Count meaningful differences, not cosmetic ones. When evaluating generated options, sketch the room adjacency graph for each: which rooms connect to which? If 15 of your 20 "different" plans have the same adjacency graph with different dimensions, you received one plan at 15 scales. A human architect who presented that range would be fired. You would not pay twice for the same blueprint with the font changed.
Budget for a human review. At $30 per month for Maket.ai, the tool is cheap enough to use as brainstorming software and expensive enough to make users skip the architect who would catch the problems. A licensed architect charges $2,000 to $5,000 for schematic design on a custom home. If an AI tool saves you three weeks of design iteration but leads to a plan that ignores your local building code's setback requirements, egress window minimums, or ADA-compliant hallway widths, the time savings evaporate in the permitting office. Maket.ai's own reviews note that "zoning compliance claims need professional verification before permit submission." Treat the tool as a sketch pad, not a blueprint.
If you are an architect evaluating generative tools for your practice, Finch3D's graph-based approach sidesteps the training data problem entirely, though it targets multifamily at a price point that reflects that market. For single-family residential, the honest answer in April 2026 is that no commercial AI floor plan generator has published evidence that its outputs are topologically diverse across American housing typologies. You are better served using the tools for constraint exploration, rapid iteration on adjacency concepts, and client presentations, not as substitutes for spatial design judgment honed on actual buildings.

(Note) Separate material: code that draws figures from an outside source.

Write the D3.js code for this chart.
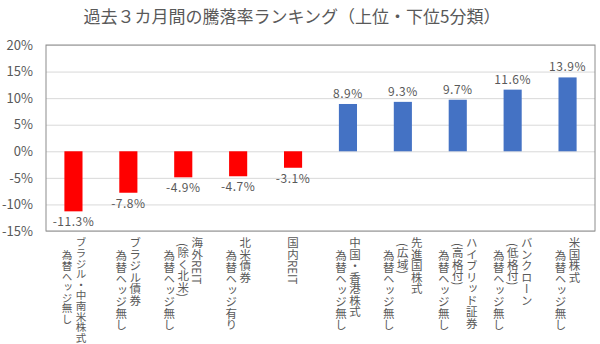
<!DOCTYPE html>
<html><head><meta charset="utf-8">
<script src="https://cdn.jsdelivr.net/npm/d3@7"></script>
<style>
body{margin:0;background:#fff;}
svg{display:block;font-family:"Noto Sans CJK JP","Noto Sans",sans-serif;}
.xl{display:flex;flex-direction:row-reverse;justify-content:center;align-items:flex-start;width:100%;height:100%;}
.xl div{writing-mode:vertical-rl;text-orientation:mixed;font-family:"Noto Sans CJK JP",sans-serif;line-height:14px;width:14px;color:#595959;white-space:nowrap;}
</style></head>
<body><svg id="c" width="600" height="344"></svg>
<script>
const title = "過去３カ月間の騰落率ランキング（上位・下位5分類）";
const categories = [
  ["ブラジル・中南米株式","為替ヘッジ無し"],
  ["ブラジル債券","為替ヘッジ無し"],
  ["海外REIT","(除く北米)","為替ヘッジ無し"],
  ["北米債券","為替ヘッジ有り"],
  ["国内REIT"],
  ["中国・香港株式","為替ヘッジ無し"],
  ["先進国株式","(広域)","為替ヘッジ無し"],
  ["ハイブリッド証券","(高格付)","為替ヘッジ無し"],
  ["バンクローン","(低格付)","為替ヘッジ無し"],
  ["米国株式","為替ヘッジ無し"]
];
const values = [-11.3, -7.8, -4.9, -4.7, -3.1, 8.9, 9.3, 9.7, 11.6, 13.9];
const yTicks = [-15, -10, -5, 0, 5, 10, 15, 20];

const svg = d3.select("#c");
const L = 46, R = 595, T = 45, B = 231;
const x = d3.scaleBand().domain(d3.range(values.length)).range([L, R]).paddingInner(0.67).paddingOuter(0.335);
const y = d3.scaleLinear().domain([-15, 20]).range([B, T]);
const grey = "#595959";

svg.append("text").attr("x", 292).attr("y", 23).attr("text-anchor", "middle")
  .attr("font-size", 17).attr("fill", grey).text(title);

// gridlines
svg.append("g").attr("transform", `translate(${L},0)`)
  .call(d3.axisLeft(y).tickValues(yTicks).tickSize(-(R - L)).tickFormat(""))
  .call(g => g.select(".domain").remove())
  .call(g => g.selectAll("line").attr("stroke", "#d9d9d9"));

// y labels
svg.append("g").attr("transform", `translate(${L},0)`)
  .call(d3.axisLeft(y).tickValues(yTicks).tickSize(0).tickPadding(13).tickFormat(d => d + "%"))
  .call(g => g.select(".domain").remove())
  .call(g => g.selectAll("text").attr("font-size", 13).attr("fill", grey).attr("font-family", "'Noto Sans CJK JP',sans-serif"));

// bars
svg.append("g").selectAll("rect").data(values).join("rect")
  .attr("x", (d, i) => x(i)).attr("width", x.bandwidth())
  .attr("y", d => y(Math.max(0, d))).attr("height", d => Math.abs(y(d) - y(0)))
  .attr("fill", d => d < 0 ? "#FF0000" : "#4472C4");

// value labels
svg.append("g").selectAll("text").data(values).join("text")
  .attr("x", (d, i) => x(i) + x.bandwidth() / 2)
  .attr("y", d => d < 0 ? y(d) + 15 : y(d) - 6)
  .attr("text-anchor", "middle").attr("font-size", 12).attr("letter-spacing", 0.5).attr("fill", grey)
  .text(d => d.toFixed(1) + "%");

// frame
svg.append("rect").attr("x", L).attr("y", T).attr("width", R - L).attr("height", B - T)
  .attr("fill", "none").attr("stroke", "#8c8c8c").attr("stroke-width", 1);

// x axis labels (vertical), shrunk to fit the space below the axis
const labelSpace = 106;
const xa = svg.append("g").attr("transform", `translate(0,${B})`)
  .call(d3.axisBottom(x).tickSize(0).tickFormat(""))
  .call(g => g.select(".domain").remove());
xa.selectAll(".tick").each(function (i) {
  const lines = categories[i];
  const n = lines.length;
  const maxLen = d3.max(lines, s => s.length);
  const fs = Math.min(11.5, labelSpace / maxLen);
  const fo = d3.select(this).append("foreignObject")
    .attr("x", -27).attr("y", 6).attr("width", 54).attr("height", 107);
  const wrap = fo.append("xhtml:div").attr("class", "xl");
  lines.forEach((s, k) => {
    const off = k === 0 ? 0 : (k === n - 1 ? 13 : 6);
    wrap.append("xhtml:div").style("margin-top", off + "px").style("font-size", fs + "px").text(s);
  });
});
</script></body></html>
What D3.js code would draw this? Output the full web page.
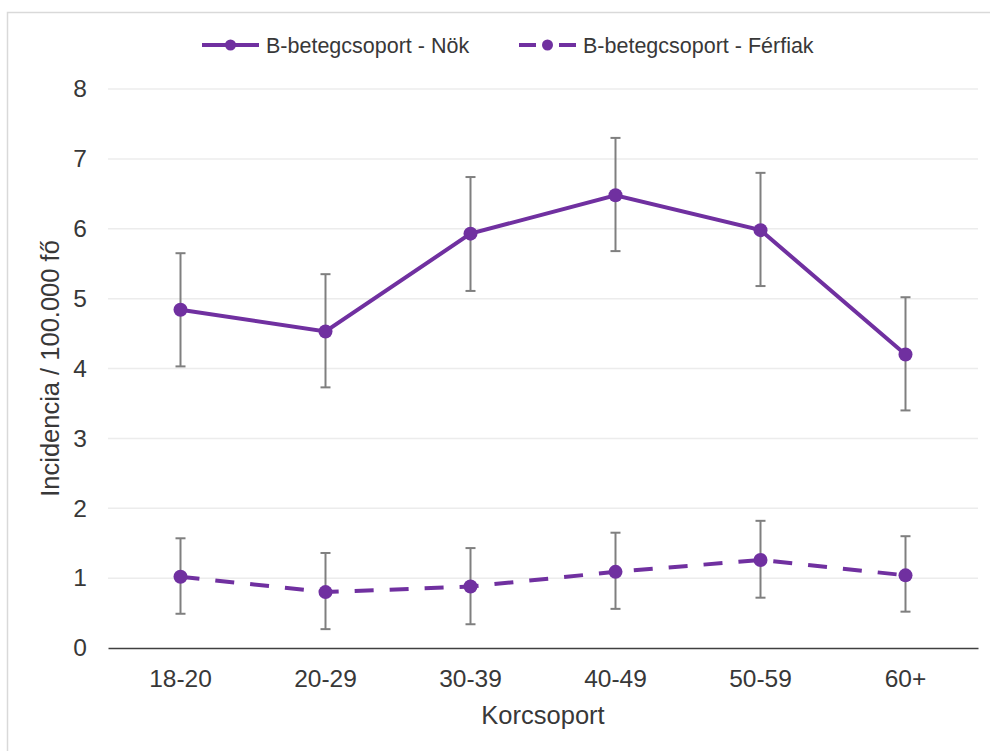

Limitations of This Analysis
Stoppani and Bacciu studied academic diffusion models, not commercial products. Maket.ai and competitors may use proprietary architectures, supplemental training data, or post-generation filtering that mitigates diversity collapse in ways the academic literature has not yet measured. We do not have access to any commercial floor plan generator's training data composition, and the effective diversity ratio of 15 to 40 distinct layouts per 200 generated is inferred from the Diversity Score findings, not directly measured on any specific tool's output. "Diversity" in floor plans resists clean definition: two plans with identical adjacency but different proportions may be meaningfully different for a buyer whose priority is closet space rather than circulation flow. The DS metric is new, not yet independently replicated, and may not generalize to all model architectures. The 947,000 single-family housing starts figure includes all homes regardless of whether any generative design tool was involved.